Was it not you who dried up the sea, the waters of the great deep, who made a road in the depths of the sea so that the redeemed might cross over?

Hebrews 11:29

By faith the people passed through the Red Sea as on dry land; but when the Egyptians tried to do so, they were drowned.

God frequently reminds us too. Why? There’s a lot of help now from what happened 3,400 years ago. It’s there for a purpose – it’s there for us!

I want to give you 3 phrases to remember today. Chances are that at one time or another one of these will you useful to you – either now or later. They tell the story of Exodus 13-15, and they’ll help you remember parts of it when you most need them.

1. It’s hot in the desert

2. Chariots don’t float

3. Song and dance will follow

(I. It’s Hot In the Desert)

There’s a lot of desert on the Sinai Peninsula just east of Egypt. There’s a lot of heat, too – 106 deg. average highs in the summer. And there’s a lot of sand – the kind that blows around and buries things so there’s no trace left of them for months.

That’s where the whole nation of Israel is walking. Israel is 600,000 men on foot. That doesn’t include women and children, and “many other people” who went with them. So Israel had to be at least 1 mil. in number. That’s a lot of people to take on a campout in the desert!

It was still night time when Pharaoh told Moses and Aaron to leave. All the Egyptians wanted them to hurry up and leave. The window of opportunity was open, and they made a quick exit.

As they left, they asked the Egyptians for gold, silver, and clothes – and the Egyptians gave them to them! Can you imagine it: “Say, I really like those sandals you’re wearing. Can I have them?” “Sure!” “And that earring…you don’t need it do you?” “No. Take it. Please!” The Bible says that Israel “plundered” the Egyptians this way. It’s as if they had invaded their country and made off with the spoils of war.

Then 13:18 says they marched out “armed for battle.” That’s quite a change from being the peon slaves! Egypt had been visited by God’s wrath, and they were still reeling from it.

OK. We’re out. So….where do we go now? Every direction they look it seems like sand - just a lot of sand.

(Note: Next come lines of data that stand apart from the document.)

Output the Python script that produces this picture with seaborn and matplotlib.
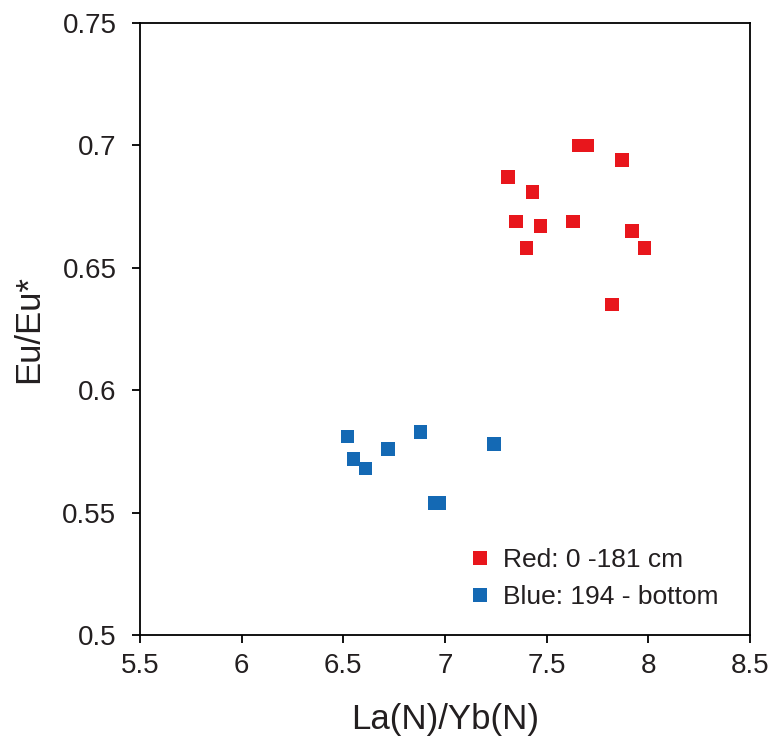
import numpy as np
import pandas as pd
import matplotlib.pyplot as plt
import seaborn as sns

# values
red_la_yb = [7.66, 7.70, 7.87, 7.31, 7.43, 7.35, 7.47, 7.63, 7.92, 7.40, 7.98, 7.82]
red_eu = [0.700, 0.700, 0.694, 0.687, 0.681, 0.669, 0.667, 0.669, 0.665, 0.658, 0.658, 0.635]
blue_la_yb = [6.52, 6.55, 6.61, 6.72, 6.88, 7.24, 6.95, 6.97]
blue_eu = [0.581, 0.572, 0.568, 0.576, 0.583, 0.578, 0.554, 0.554]

red_label = 'Red: 0 -181 cm'
blue_label = 'Blue: 194 - bottom'
x_ticks = ['5.5', '6', '6.5', '7', '7.5', '8', '8.5']
y_ticks = ['0.5', '0.55', '0.6', '0.65', '0.7', '0.75']

df = pd.DataFrame({
    'La(N)/Yb(N)': red_la_yb + blue_la_yb,
    'Eu/Eu*': red_eu + blue_eu,
    'group': [red_label] * len(red_la_yb) + [blue_label] * len(blue_la_yb),
})

sns.set_style('white')
plt.rcParams['font.family'] = ['Liberation Sans', 'DejaVu Sans']
txt = '#231F20'

fig = plt.figure(figsize=(7.71, 7.4), dpi=100)
ax = fig.add_axes([0.1816, 0.1419, 0.7912, 0.827])

sns.scatterplot(data=df, x='La(N)/Yb(N)', y='Eu/Eu*', hue='group',
                palette={red_label: '#E8161C', blue_label: '#1469B4'},
                marker='s', s=95, linewidth=0, ax=ax)

ax.set_xlim(5.5, 8.5)
ax.set_ylim(0.5, 0.75)
ax.set_xticks(np.arange(5.5, 8.51, 0.5))
ax.set_yticks(np.arange(0.5, 0.751, 0.05))
ax.set_xticklabels(x_ticks)
ax.set_yticklabels(y_ticks)
ax.tick_params(axis='both', direction='out', length=6, width=1.3, labelsize=20,
               colors='black', labelcolor=txt, left=True, bottom=True)
ax.tick_params(axis='y', pad=11)
ax.tick_params(axis='x', pad=7)
ax.set_xlabel('La(N)/Yb(N)', fontsize=25, labelpad=17, color=txt)
ax.set_ylabel('Eu/Eu*', fontsize=25, labelpad=12, color=txt)
for sp in ax.spines.values():
    sp.set_color('black')
    sp.set_linewidth(1.3)

leg = ax.legend(loc='lower right', frameon=False, fontsize=19, handlelength=1.0,
                handletextpad=0.35, markerscale=1.1, borderaxespad=0,
                labelspacing=0.5, bbox_to_anchor=(0.965, 0.025))
for t in leg.get_texts():
    t.set_color(txt)

fig.savefig('out.png', dpi=100)
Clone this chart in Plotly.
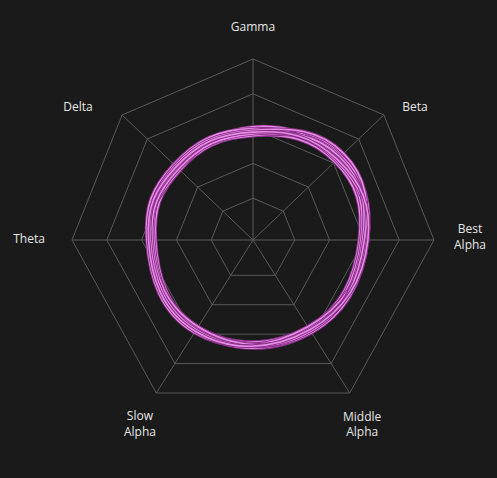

But God knows where He’s taking Israel, and He guides them with a special help – a big pillar of cloud at day, and the same turns to fire at night. When it moves, they move. When it stops, they stop. So where will God take them? The most direct route to the Promised Land, Canaan, would be through what Moses refers to as “Philistine country” (13:17). God knew Israel. They weren’t a warring nation. Really, they didn’t ever need to have an army before. God knew that marching straight into war would be too much on them.